Survey revisions/releases with partially loaded history
Open, LowPublic

Description

To be able to enable global deduplication of objects in the git loader without mediation via the extid table (and as long as swhids are 1:1 compatible with git identifiers), we need to make sure that the revisions and releases currently in the archive have been properly loaded, with their full history.

We need to survey this, to figure out:

  • how many history holes we have (revision/release objects with parents unknown in the archive)
  • how many history holes we can fix (by reloading a known origin containing the holey object and its parents)
  • whether the remaining history holes would prevent us from turning on global deduplication altogether, or not.

Event Timeline

21:57 guest@softwareheritage => select count(distinct id) from revision_history where not exists (select 1 from revision where id=parent_id);
 count 
───────
  2218
(1 ligne)

That's... much lower than I expected, which is good!

In T3660, @grouss has found many more.
Might be for a different reason (the dataset he analyzed is not the live one), but it's worth a comparison.

You might be interested by what @grouss just opened in T3660
(ah scratched that, zack already mentioned it)

according to the list of nodes provided by seirl there were ~21,000,000 revisions without ancestors according to swh-graph snapshot (2020-12-15)
checking in the current live swh DAG 2 days ago 98% have one in release or snapshot_branch.
indeed I was surprised because I did'nt have to loop over the revision history.

It means that probably less than 2% (2% is an upper bound) of the ~21 10^6 revisions still have problem, unless it comes from the downstream process

In T3656#72364, @grouss wrote:

according to the list of nodes provided by seirl there were ~21,000,000 revisions without ancestors according to swh-graph snapshot (2020-12-15)

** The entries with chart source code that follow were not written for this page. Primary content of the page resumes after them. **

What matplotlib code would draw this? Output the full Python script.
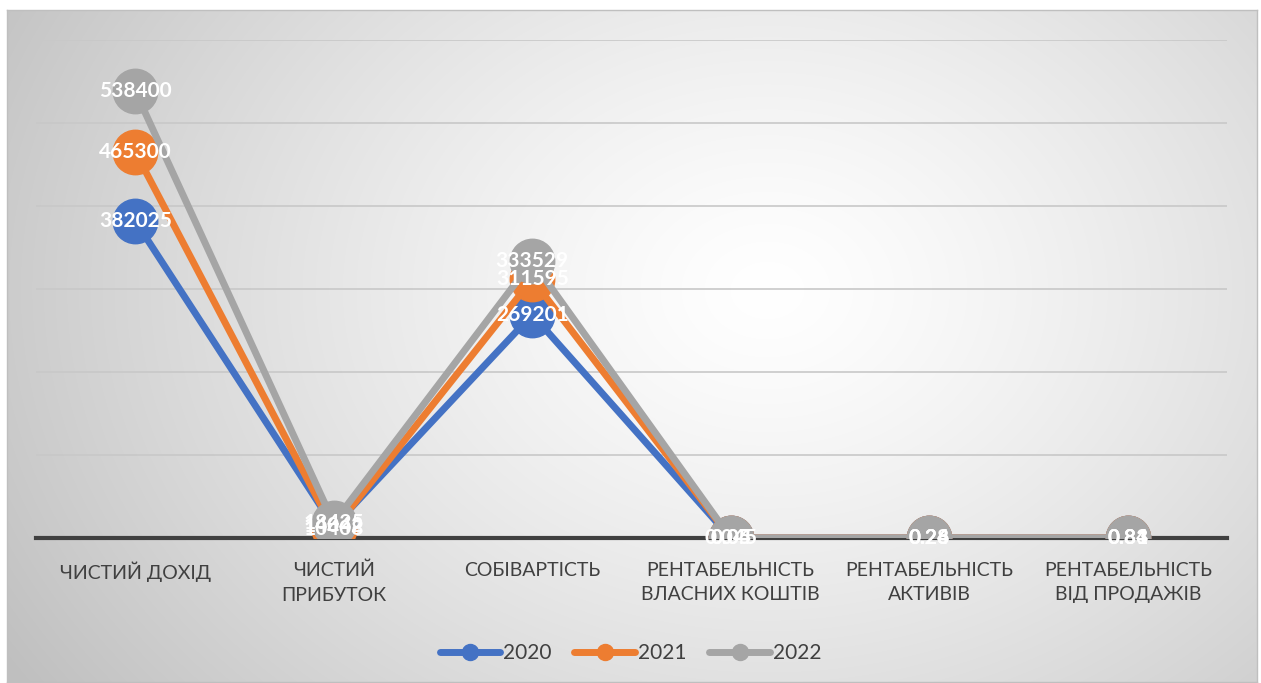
import numpy as np
import matplotlib.pyplot as plt

categories = ["ЧИСТИЙ ДОХІД", "ЧИСТИЙ\nПРИБУТОК", "СОБІВАРТІСТЬ",
              "РЕНТАБЕЛЬНІСТЬ\nВЛАСНИХ КОШТІВ", "РЕНТАБЕЛЬНІСТЬ\nАКТИВІВ",
              "РЕНТАБЕЛЬНІСТЬ\nВІД ПРОДАЖІВ"]
years = ["2020", "2021", "2022"]
v2020 = [382025, 14042, 269201, 0.04, 0.24, 0.81]
v2021 = [465300, 10408, 311595, 0.05, 0.26, 0.83]
v2022 = [538400, 18425, 333529, 0.045, 0.28, 0.84]
colors = ["#4472C4", "#ED7D31", "#A5A5A5"]

W, H = 1261, 683
fig = plt.figure(figsize=(W / 100, H / 100), dpi=100)
fig.patch.set_facecolor("white")

# chart area background: radial gradient, grey corners to white centre
bg = fig.add_axes([7 / W, 1 - 682 / H, 1250 / W, 672 / H], zorder=0)
yy, xx = np.mgrid[0:672, 0:1250]
d = np.sqrt(((xx - 760) / 900.0) ** 2 + ((yy - 280) / 700.0) ** 2)
d = np.clip(d, 0, 1)
g = 1.0 - 0.25 * d ** 1.3
bg.imshow(np.dstack([g, g, g]), aspect="auto", interpolation="bilinear")
bg.set_xticks([])
bg.set_yticks([])
for s in bg.spines.values():
    s.set_color("#BFBFBF")
    s.set_linewidth(1)

ax = fig.add_axes([36 / W, 1 - 538 / H, 1191 / W, 498 / H], zorder=1)
ax.patch.set_alpha(0)
x = np.arange(len(categories))
for vals, name, c in zip([v2020, v2021, v2022], years, colors):
    ax.plot(x, vals, color=c, lw=5, marker="o", ms=32, label=name,
            solid_capstyle="round", zorder=3)
    for xi, v in zip(x, vals):
        txt = f"{v:g}" if v < 1 else f"{int(v)}"
        ax.text(xi, v, txt, ha="center", va="center", color="white",
                fontsize=15, fontweight="bold", family="Lato", zorder=4)

ax.set_xlim(-0.5, len(categories) - 0.5)
ax.set_ylim(0, 600000)
ax.set_yticks(np.arange(100000, 600001, 100000))
ax.yaxis.grid(True, color="#C8C8C8", lw=1.2)
ax.set_axisbelow(True)
ax.tick_params(axis="y", left=False, labelleft=False)
ax.set_xticks(x)
ax.set_xticklabels(categories, color="#404040", fontsize=14, family="Lato",
                   linespacing=1.55)
ax.tick_params(axis="x", length=0, pad=17)
for s in ["top", "right", "left"]:
    ax.spines[s].set_visible(False)
ax.spines["bottom"].set_color("#404040")
ax.spines["bottom"].set_linewidth(3)
ax.spines["bottom"].set_zorder(2)

leg = ax.legend(loc="center", bbox_to_anchor=(0.5, 1 - 653 / H), bbox_transform=fig.transFigure,
                ncol=3, frameon=False, markerscale=0.36, handlelength=2.9,
                handletextpad=0.15, columnspacing=1.1,
                prop={"family": "Lato", "size": 15})
for t in leg.get_texts():
    t.set_color("#404040")

plt.savefig("out.png", dpi=100)
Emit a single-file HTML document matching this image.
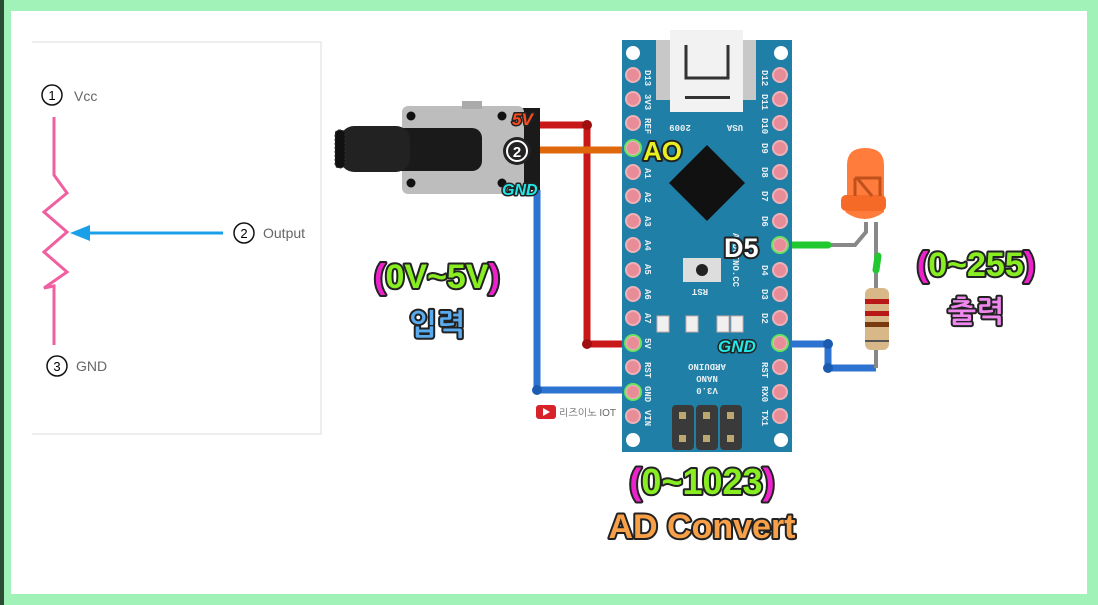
<!DOCTYPE html>
<html><head><meta charset="utf-8"><style>
body{margin:0;width:1098px;height:605px;overflow:hidden;background:#fff}
svg{display:block}
.o{paint-order:stroke;stroke:#222;stroke-linejoin:round;font-family:"Liberation Sans","NanumGothic",sans-serif;font-weight:bold}
.pl{font-family:"Liberation Mono",monospace;font-size:9px;fill:#e8f0f4;font-weight:bold}
</style></head><body>
<svg width="1098" height="605" viewBox="0 0 1098 605" xmlns="http://www.w3.org/2000/svg">
<rect x="0" y="0" width="1098" height="605" fill="#a0f2b8"/>
<rect x="0" y="0" width="4" height="605" fill="#2c4a34"/>
<rect x="11" y="11" width="1076" height="583" fill="#fff"/>
<path d="M32 42 H321 V434 H32" fill="none" stroke="#ddd"/>
<circle cx="52" cy="95" r="10" fill="none" stroke="#111" stroke-width="1.5"/><text x="52" y="100" font-size="13" text-anchor="middle" font-family="Liberation Sans">1</text>
<text x="74" y="101" font-size="14" fill="#666" font-family="Liberation Sans">Vcc</text>
<circle cx="244" cy="233" r="10" fill="none" stroke="#111" stroke-width="1.5"/><text x="244" y="238" font-size="13" text-anchor="middle" font-family="Liberation Sans">2</text>
<text x="263" y="238" font-size="14" fill="#666" font-family="Liberation Sans">Output</text>
<circle cx="57" cy="366" r="10" fill="none" stroke="#111" stroke-width="1.5"/><text x="57" y="371" font-size="13" text-anchor="middle" font-family="Liberation Sans">3</text>
<text x="76" y="371" font-size="14" fill="#666" font-family="Liberation Sans">GND</text>
<path d="M54 117 V175 L67 193 L44 212 L67 232 L44 252 L67 272 L44 288 L54 286 V345" fill="none" stroke="#f060a0" stroke-width="3"/>
<line x1="90" y1="233" x2="223" y2="233" stroke="#1aa0e8" stroke-width="3"/>
<polygon points="70,233 90,225 90,241" fill="#1aa0e8"/>
<path d="M540 125 H587 V344 H633" fill="none" stroke="#c81818" stroke-width="7" stroke-linejoin="round"/>
<circle cx="587" cy="125" r="5" fill="#a01010"/><circle cx="587" cy="344" r="5" fill="#a01010"/>
<path d="M535 150 H633" stroke="#e0680c" stroke-width="7"/>
<path d="M537 190 V390 H633" fill="none" stroke="#2c74d0" stroke-width="7" stroke-linejoin="round"/>
<circle cx="537" cy="390" r="5" fill="#1c5cb0"/>
<path d="M780 344 H828 V368 H876" fill="none" stroke="#2c74d0" stroke-width="7" stroke-linejoin="round"/>
<circle cx="828" cy="344" r="5" fill="#1c5cb0"/><circle cx="828" cy="368" r="5" fill="#1c5cb0"/>
<path d="M828 245 H855 L866 232 V222" fill="none" stroke="#888" stroke-width="4"/>
<path d="M876 222 V368" fill="none" stroke="#888" stroke-width="4"/>
<path d="M780 245 H828" stroke="#22c830" stroke-width="7" stroke-linecap="round"/>
<path d="M878 256 L876 270" stroke="#22c830" stroke-width="7" stroke-linecap="round"/>
<path d="M847 210 V165 Q847 148 865 148 Q884 148 884 165 V212 Q865 226 845 212 Z" fill="#ff7c3c"/>
<rect x="841" y="195" width="45" height="16" rx="5" fill="#f66a28"/>
<path d="M855 178 V196 M855 178 H880 V196 M857 178 L872 196" stroke="#c0501c" stroke-width="3" fill="none"/>
<rect x="865" y="288" width="24" height="62" rx="6" fill="#d8b888"/>
<rect x="865" y="299" width="24" height="5" fill="#b81818"/>
<rect x="865" y="311" width="24" height="5" fill="#b81818"/>
<rect x="865" y="322" width="24" height="5" fill="#7a3a10"/>
<rect x="865" y="340" width="24" height="2" fill="#555"/>
<rect x="520" y="108" width="20" height="82" fill="#1a1a1a"/>
<rect x="402" y="106" width="122" height="88" rx="6" fill="#bdbdbd"/>
<rect x="462" y="101" width="20" height="8" fill="#aaa"/>
<circle cx="411" cy="116" r="4.5" fill="#111"/><circle cx="502" cy="116" r="4.5" fill="#111"/>
<circle cx="411" cy="183" r="4.5" fill="#111"/><circle cx="502" cy="183" r="4.5" fill="#111"/>
<rect x="376" y="128" width="106" height="43" rx="10" fill="#1a1a1a"/>
<rect x="340" y="126" width="70" height="46" rx="14" fill="#222"/>
<rect x="335" y="130" width="10" height="38" rx="4" fill="#111" stroke="#333" stroke-dasharray="2 2"/>
<rect x="622" y="40" width="170" height="412" fill="#1f7fa6"/>
<rect x="656" y="40" width="100" height="60" fill="#c8c8c8"/>
<rect x="670" y="30" width="73" height="82" fill="#f2f2f2"/>
<path d="M686 45 V78 H728 V45" fill="none" stroke="#333" stroke-width="3"/>
<rect x="685" y="96" width="45" height="3" fill="#333"/>
<g fill="#fff"><circle cx="633" cy="53" r="7"/><circle cx="781" cy="53" r="7"/><circle cx="633" cy="440" r="7"/><circle cx="781" cy="440" r="7"/></g>
<polygon points="707,145 745,183 707,221 669,183" fill="#111"/>
<rect x="683" y="258" width="38" height="24" fill="#ddd"/><circle cx="702" cy="270" r="6" fill="#222"/>
<g fill="#f0f0f0" stroke="#caa" stroke-width="1"><rect x="686" y="316" width="12" height="16"/><rect x="717" y="316" width="12" height="16"/><rect x="731" y="316" width="12" height="16"/><rect x="657" y="316" width="12" height="16"/></g>
<g fill="#3a3a3a"><rect x="672" y="405" width="22" height="45" rx="4"/><rect x="696" y="405" width="22" height="45" rx="4"/><rect x="720" y="405" width="22" height="45" rx="4"/></g>
<g fill="#bba870"><rect x="679" y="412" width="7" height="7"/><rect x="703" y="412" width="7" height="7"/><rect x="727" y="412" width="7" height="7"/><rect x="679" y="435" width="7" height="7"/><rect x="703" y="435" width="7" height="7"/><rect x="727" y="435" width="7" height="7"/></g>
<g fill="#e88c98" stroke="#f0b0b8" stroke-width="2">
<circle cx="633" cy="75" r="7"/><circle cx="633" cy="99" r="7"/><circle cx="633" cy="123" r="7"/><circle cx="633" cy="148" r="7"/><circle cx="633" cy="172" r="7"/><circle cx="633" cy="196" r="7"/><circle cx="633" cy="221" r="7"/><circle cx="633" cy="245" r="7"/><circle cx="633" cy="270" r="7"/><circle cx="633" cy="294" r="7"/><circle cx="633" cy="318" r="7"/><circle cx="633" cy="343" r="7"/><circle cx="633" cy="367" r="7"/><circle cx="633" cy="392" r="7"/><circle cx="633" cy="416" r="7"/>
<circle cx="780" cy="75" r="7"/><circle cx="780" cy="99" r="7"/><circle cx="780" cy="123" r="7"/><circle cx="780" cy="148" r="7"/><circle cx="780" cy="172" r="7"/><circle cx="780" cy="196" r="7"/><circle cx="780" cy="221" r="7"/><circle cx="780" cy="245" r="7"/><circle cx="780" cy="270" r="7"/><circle cx="780" cy="294" r="7"/><circle cx="780" cy="318" r="7"/><circle cx="780" cy="343" r="7"/><circle cx="780" cy="367" r="7"/><circle cx="780" cy="392" r="7"/><circle cx="780" cy="416" r="7"/>
</g>
<g fill="none" stroke="#6ce060" stroke-width="2"><circle cx="633" cy="148" r="8"/><circle cx="633" cy="343" r="8"/><circle cx="633" cy="392" r="8"/><circle cx="780" cy="245" r="8"/><circle cx="780" cy="343" r="8"/></g>
<g class="pl">
<text transform="translate(645,70) rotate(90)">D13</text><text transform="translate(645,94) rotate(90)">3V3</text><text transform="translate(645,118) rotate(90)">REF</text>
<text transform="translate(645,192) rotate(90)">A2</text><text transform="translate(645,216) rotate(90)">A3</text><text transform="translate(645,240) rotate(90)">A4</text><text transform="translate(645,264) rotate(90)">A5</text><text transform="translate(645,289) rotate(90)">A6</text><text transform="translate(645,313) rotate(90)">A7</text><text transform="translate(645,338) rotate(90)">5V</text><text transform="translate(645,362) rotate(90)">RST</text><text transform="translate(645,386) rotate(90)">GND</text><text transform="translate(645,410) rotate(90)">VIN</text><text transform="translate(645,168) rotate(90)">A1</text>
<text transform="translate(762,70) rotate(90)">D12</text><text transform="translate(762,94) rotate(90)">D11</text><text transform="translate(762,118) rotate(90)">D10</text><text transform="translate(762,143) rotate(90)">D9</text><text transform="translate(762,167) rotate(90)">D8</text><text transform="translate(762,191) rotate(90)">D7</text><text transform="translate(762,216) rotate(90)">D6</text><text transform="translate(762,265) rotate(90)">D4</text><text transform="translate(762,289) rotate(90)">D3</text><text transform="translate(762,313) rotate(90)">D2</text><text transform="translate(762,362) rotate(90)">RST</text><text transform="translate(762,386) rotate(90)">RX0</text><text transform="translate(762,410) rotate(90)">TX1</text>
<text transform="translate(733,233) rotate(90)">ARDUINO.CC</text>
</g>
<g class="pl" transform="rotate(180 707 380)"><text x="707" y="372" text-anchor="middle">V3.0</text><text x="707" y="384" text-anchor="middle">NANO</text><text x="707" y="396" text-anchor="middle">ARDUINO</text></g>
<g class="pl"><text transform="rotate(180 700 292)" x="700" y="295" text-anchor="middle">RST</text><text transform="rotate(180 680 128)" x="680" y="131" text-anchor="middle">2009</text><text transform="rotate(180 735 128)" x="735" y="131" text-anchor="middle">USA</text></g>
<rect x="536" y="405" width="20" height="14" rx="3" fill="#d8222a"/><polygon points="543,408 543,416 550,412" fill="#fff"/>
<text x="559" y="416" font-size="10" fill="#666" font-family="Liberation Sans,NanumGothic,sans-serif">리즈이노 IOT</text>
<text x="512" y="125" class="o" font-size="17" fill="#ff4a1a" stroke-width="3" font-style="italic">5V</text>
<circle cx="517" cy="151" r="14" fill="#222"/><circle cx="517" cy="151" r="10" fill="none" stroke="#fff" stroke-width="2"/>
<text x="517" y="157" font-size="15" font-weight="bold" fill="#fff" text-anchor="middle" font-family="Liberation Sans">2</text>
<text x="502" y="195" class="o" font-size="16" fill="#22e8e8" stroke-width="3" font-style="italic">GND</text>
<text x="643" y="160" class="o" font-size="26" fill="#e8f020" stroke-width="4">AO</text>
<text x="724" y="257" class="o" font-size="27" fill="#fff" stroke-width="4">D5</text>
<text x="718" y="352" class="o" font-size="17" fill="#22e8e8" stroke-width="3" font-style="italic">GND</text>
<text x="437" y="288" class="o" font-size="34" fill="#88ee22" stroke-width="4" text-anchor="middle"><tspan fill="#ee22cc">(</tspan>0V~5V<tspan fill="#ee22cc">)</tspan></text>
<text x="437" y="335" class="o" font-size="30" fill="#5aaaee" stroke-width="4" text-anchor="middle">입력</text>
<text x="976" y="276" class="o" font-size="34" fill="#88ee22" stroke-width="4" text-anchor="middle"><tspan fill="#ee22cc">(</tspan>0~255<tspan fill="#ee22cc">)</tspan></text>
<text x="976" y="322" class="o" font-size="30" fill="#ee88ee" stroke-width="4" text-anchor="middle">출력</text>
<text x="702" y="494" class="o" font-size="36" fill="#88ee22" stroke-width="4" text-anchor="middle"><tspan fill="#ee22cc">(</tspan>0~1023<tspan fill="#ee22cc">)</tspan></text>
<text x="702" y="538" class="o" font-size="34" fill="#f8a048" stroke-width="4" text-anchor="middle">AD Convert</text>
</svg>
</body></html>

Note that we are comparing different things here.

@olasd query is about the number of revisions that have a (declared) ancestor in the history graph, that cannot be found in the archive.
@grouss/@seirl numbers above are about the revisions that do not have a declared ancestor at all.

For instance, all initial commit in any given git repository will not appear in @olasd count, while they do appear in @grouss count.